Abiola, like Samantha, is a cook. The separation from the father of her child occurred some eleven years ago. Since then she has brought up her daughter, Nikita, 11, all by herself.
She says she hardly communicates with her daughter’s dad since over time it has become a ‘very stressful and unpleasant episode’, and would most times develop into a heated argument.
Abiola says she tries her best to make ends meet, but finds it difficult to satisfy her daughter’s needs.
“Her school clothes, Christmas toys and everything are all my responsibilities. I get no help really from her dad, since only on month-ends he will ‘pitch in a fine change’.
She said they have spent many Christmases without a father figure in the home and have gradually been able to come to grips with the situation.
Abiola shrugs her shoulders with an air of resignation, “Well I guess if this is what is destined, then there is nothing my daughter and I can do about it”.
A TOWER OF STRENGTH
Another single-parent, Sharlene James, considers herself a ‘tower of strength’ and boasts that as the lone breadwinner she has built a solid foundation for her three children.
Though she has battled the storms of trying times, she basks in the glory of knowing that her many sacrifices for her kids have this year afforded her the benefit of enjoying a relatively comfortable Christmas with her children.
Several years ago, Sharlene learnt that “some men aren’t exactly the superb species they are sometimes made out to be” and wasted no time in implementing strategies to “always make her family happy”.
Pursuing a career in marketing, Sharlene has served in several managerial capacities. Her three children, daughter Tabeeka, 15, and sons Danesbre, 14, and Daquan, two, are her pride and joy.
Sharlene relates that all is well where she is concerned and noted that she will indeed enjoy a fantastic Christmas.
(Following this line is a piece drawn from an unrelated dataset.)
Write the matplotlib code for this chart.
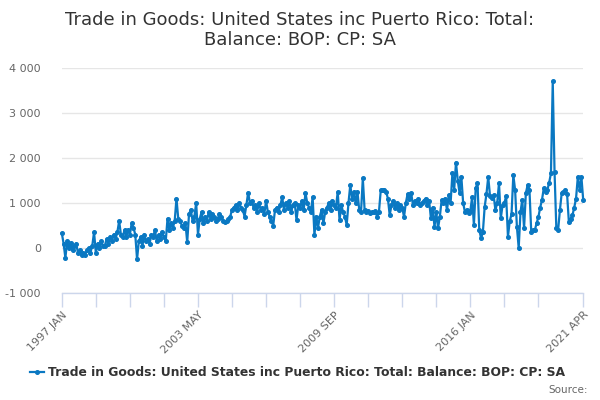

However, she admitted that Christmas morning is some times a bit uncomfortable since on several occasions it has proven to be an odd moment when the kids express concern at their father’s absence at the Christmas table.
Sharlene calls herself ‘a one-man army’ and stressed that she uses her initiative to come up with positive alternatives to keep her children satisfied.
Sharlene says that her children are her foremost priority and vows that she will be ‘the mother and father of the home’ if it takes her forever.
Kaieteur News wishes all single-parent mothers and their families a Happy Christmas and a Prosperous New Year.